If those numbers don’t improve, it will mean more negative consequences for hunters, many of whom have already been expressing their frustration with far fewer permits available last fall. Mackey understands those concerns and acknowledged it’s an ongoing problem with no clear solution.
However, those issues didn’t seem to be affect the popularity of winter feeding at Oak Creek during a busy opening weekend. After 325 people arrived on Saturday, more than 500 visitors showed up on Sunday and another 261 stopped by the site west of Naches on Martin Luther King Jr. Day, when volunteers conducted 11 tours.
Oak Creek secured a two-year, $20,000 grant from the state to pay for travel costs for its volunteers, most of whom Mackey said are retired or on a fixed income. He lost that funding last winter, which made keeping people a little more difficult.
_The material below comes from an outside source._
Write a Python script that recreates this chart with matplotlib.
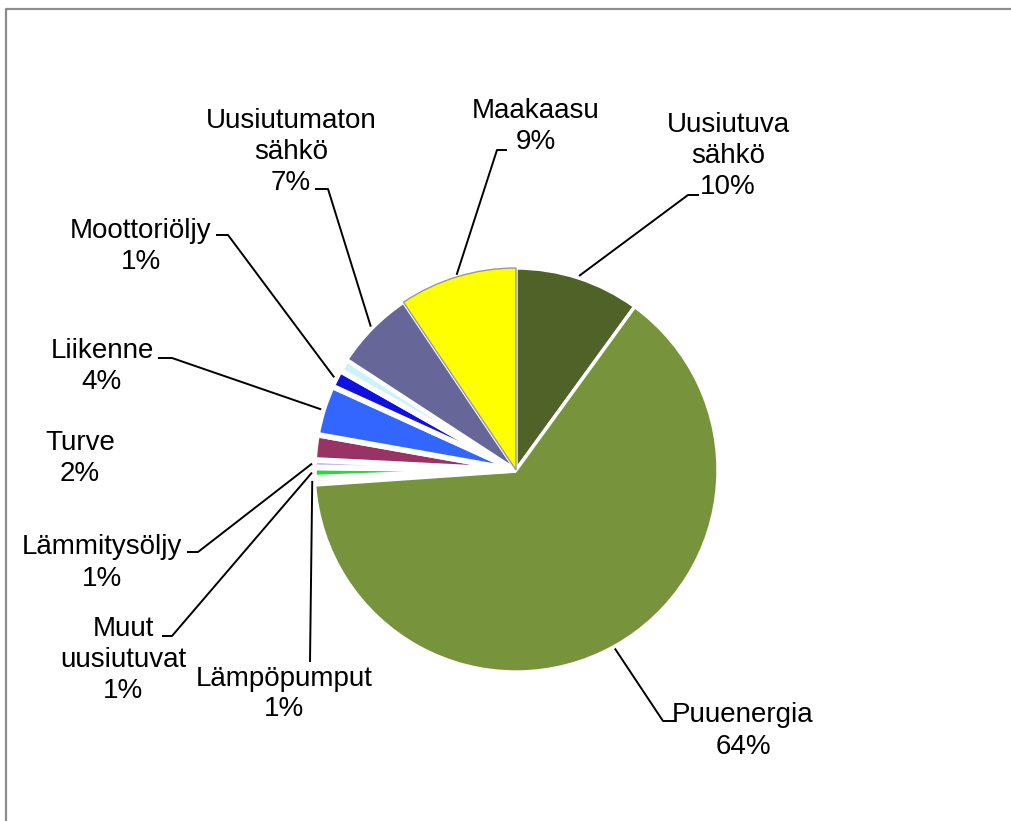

“We’re kind of a ways from town, so it incentivizes people to come out here,” Mackey said.
Despite the rain that slowly turned into a wet snow on Wednesday, a handful of people gathered along the fence to watch elk meander across the field, forming two lines when the food arrived. While some animals walked across through the truck paths in the middle, most focused on eating, either keeping their head low to the hay or standing up and chewing lazily while keeping an eye on their surroundings.
Less than an hour after the hay had been delivered, a few could be seen starting to head back up the hill, something Mackey said could happen more this week with temperatures expected to rise into the 40s. Eventually, though, the draw of a reliable food source during the cold winter will bring them back, creating a scene difficult to find almost anywhere else.